Integrated Assessment

Path analysis of trade-off indices – Path analysis will be applied to generate development pathways for developing bioenergy sector through integration of knowledge generated from trade-offs analysis. Pathways are diagrams showing interconnections and interdependencies of the statistically significant determinants of sustainability and their effects on the probabilities of converting land use into bioenergy. A path diagram consists of variables, arrows, and coefficients. The pathway diagrams will inform about the most relevant indicators of social, economic and ecological sustainability and their effects on the sustainable production of bioenergy. At the same time, they provide clear information on how different regions perform on the sustainability dimensions. Partial least squares structural equation modelling using the SmartPLS software will be used to conduct path analysis and estimate the path diagrams.

Multi-criteria criteria decision analysis – It will generate policy-relevant criteria for transition to LCS during the workshops. The criteria will consist of the magnitude and direction of interrelationships between the relevant sustainability indicators, which will be assessed or validated using easily comprehensible information such as indices of sustainability trade-offs , maps of bioenergy potentials and diagrams of development pathways. Analytic hierarchy approach will be used in developing transition criteria.

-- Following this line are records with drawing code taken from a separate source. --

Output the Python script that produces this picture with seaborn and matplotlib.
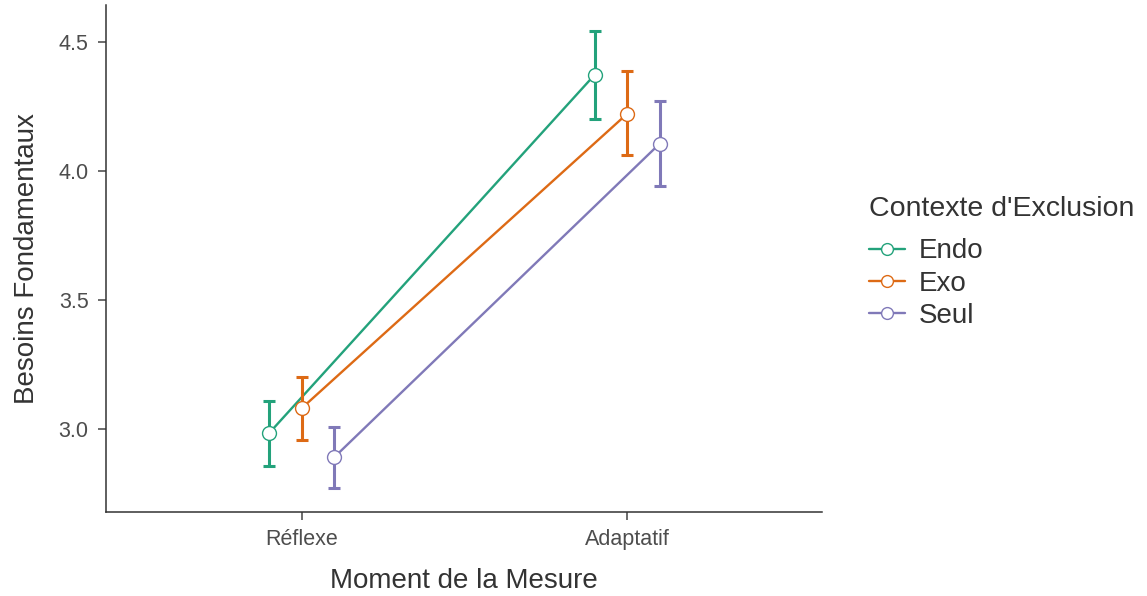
import numpy as np
import pandas as pd
import seaborn as sns
import matplotlib.pyplot as plt
from matplotlib.lines import Line2D

# Estimated marginal means with confidence bounds
moments = ["Réflexe", "Adaptatif"]
contextes = ["Endo", "Exo", "Seul"]
moyennes = {
    "Endo": [2.985, 4.372],
    "Exo": [3.081, 4.221],
    "Seul": [2.891, 4.105],
}
bornes_inf = {
    "Endo": [2.857, 4.202],
    "Exo": [2.957, 4.062],
    "Seul": [2.771, 3.942],
}
bornes_sup = {
    "Endo": [3.109, 4.543],
    "Exo": [3.200, 4.388],
    "Seul": [3.008, 4.270],
}
couleurs = ["#23A27B", "#DD6A15", "#8079B8"]

sns.set_theme(style="ticks")
plt.rcParams["font.family"] = ["Liberation Sans", "DejaVu Sans"]

decalage = {"Endo": -0.1, "Exo": 0.0, "Seul": 0.1}
rows = []
for c in contextes:
    for i, m in enumerate(moments):
        rows.append({"moment": m, "pos": i + decalage[c], "contexte": c,
                     "moyenne": moyennes[c][i], "inf": bornes_inf[c][i],
                     "sup": bornes_sup[c][i]})
df = pd.DataFrame(rows)

fig = plt.figure(figsize=(11.47, 5.96), dpi=100)
ax = fig.add_axes([0.0924, 0.141, 0.6243, 0.8506])

pal = dict(zip(contextes, couleurs))
sns.lineplot(data=df, x="pos", y="moyenne", hue="contexte", palette=pal,
             hue_order=contextes, linewidth=1.7, ax=ax, legend=False,
             zorder=2)
for c in contextes:
    sub = df[df.contexte == c]
    ax.errorbar(sub.pos, sub.moyenne,
                yerr=[sub.moyenne - sub.inf, sub.sup - sub.moyenne],
                fmt="none", ecolor=pal[c], elinewidth=2.2, capsize=4,
                capthick=2.2, zorder=3)
    ax.plot(sub.pos, sub.moyenne, "o", ms=10, mfc="white", mec=pal[c],
            mew=1.0, zorder=4)

ax.set_xlim(-0.603, 1.6)
ax.set_ylim(2.678, 4.643)
ax.set_xticks([0, 1])
ax.set_xticklabels(moments)
ax.set_yticks([3.0, 3.5, 4.0, 4.5])
ax.set_yticklabels(["3.0", "3.5", "4.0", "4.5"])
ax.tick_params(axis="both", labelsize=15.5, colors="#444444", length=5.5,
               width=1.1, labelcolor="#4d4d4d")
ax.tick_params(axis="y", pad=7)
ax.tick_params(axis="x", pad=7)
for s in ["left", "bottom"]:
    ax.spines[s].set_color("#333333")
    ax.spines[s].set_linewidth(1.1)
sns.despine(ax=ax)
ax.set_xlabel("Moment de la Mesure", fontsize=20, color="#333333", labelpad=13)
ax.set_ylabel("Besoins Fondamentaux", fontsize=20, color="#333333", labelpad=13)

handles = [Line2D([0], [0], color=col, lw=1.7, marker="o", ms=8.5,
                  mfc="white", mec=col, mew=1.0) for col in couleurs]
leg = fig.legend(handles, contextes, title="Contexte d'Exclusion",
                 loc="center left", bbox_to_anchor=(0.748, 0.56),
                 frameon=False, fontsize=20, title_fontsize=20.5,
                 handlelength=1.3, handletextpad=0.5, labelspacing=0.22,
                 alignment="left", borderaxespad=0.0)
leg._legend_box.sep = 12
for t in leg.get_texts():
    t.set_color("#333333")
leg.get_title().set_color("#333333")

fig.savefig("out.png", dpi=100)
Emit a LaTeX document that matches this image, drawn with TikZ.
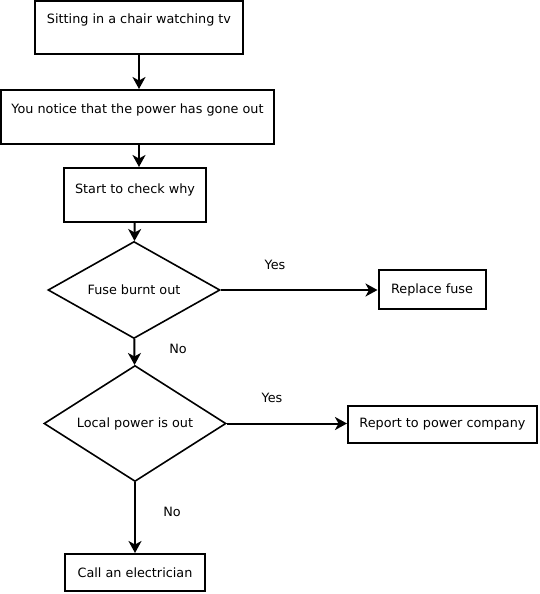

Scenario development and analysis – The global change parameters, which will be generated from the, will be used as inputs to the trade-offs analysis. Different dataset scenarios for land-use conversion patterns, ranks of conversion technologies, sustainability trade-off indices and Land-use conversion probabilities will be created to support the development of pathways for different global change scenarios. The analysis will provide an exploration of alternative pathways for bio-physical and socio-economic variables. The construction of the scenario will be based on an integrated approach that ensures internal consistency between the co-evolution of socio-economics and climate change. So, the assumptions about socio-economic development will underpin the emissions of greenhouse gases and thus future climate change.

Project Management and Network

Project consortium & management – The STRAP Network consists of interdisciplinary team from Germany and developing countries with complementary expertise on sustainability and/or bioenergy research as well as local knowledge in the case study areas. The team is represented by the project partners and collaborators. The management will include kick-off, framing and final meetings to be held in the partner’s countries.

Project website and online databank – A website will be designed not only to inform the public about STRAP but also to serve as a platform for exchanging, uploading, and storing large dataset to be collected from the different case study countries. The latter will facilitate the creation of an online databank on bioenergy which can be made available to the STRAP Network during and beyond the project’s duration.

Liaison with stakeholder committee – To prepare for the participatory policy assessments, the project team will form STRAP stakeholder committees in case study countries. The committee will consists of stakeholders who are interested in joining discussions in, providing suggestions to, and following the progress of the project. The committee will support the conduct of participatory policy assessments and dissemination of the project results outside the STRAP Network.

Articles, reports, and other documents – Other important tasks to disseminate the results from STRAP projects are the presentation of papers in international conferences and publication of articles in international journals. Highlights of the published articles will be e-mailed to survey and interview respondents. Furthermore, documentation of results in the form of working papers, articles  and reports will be made available in a project website.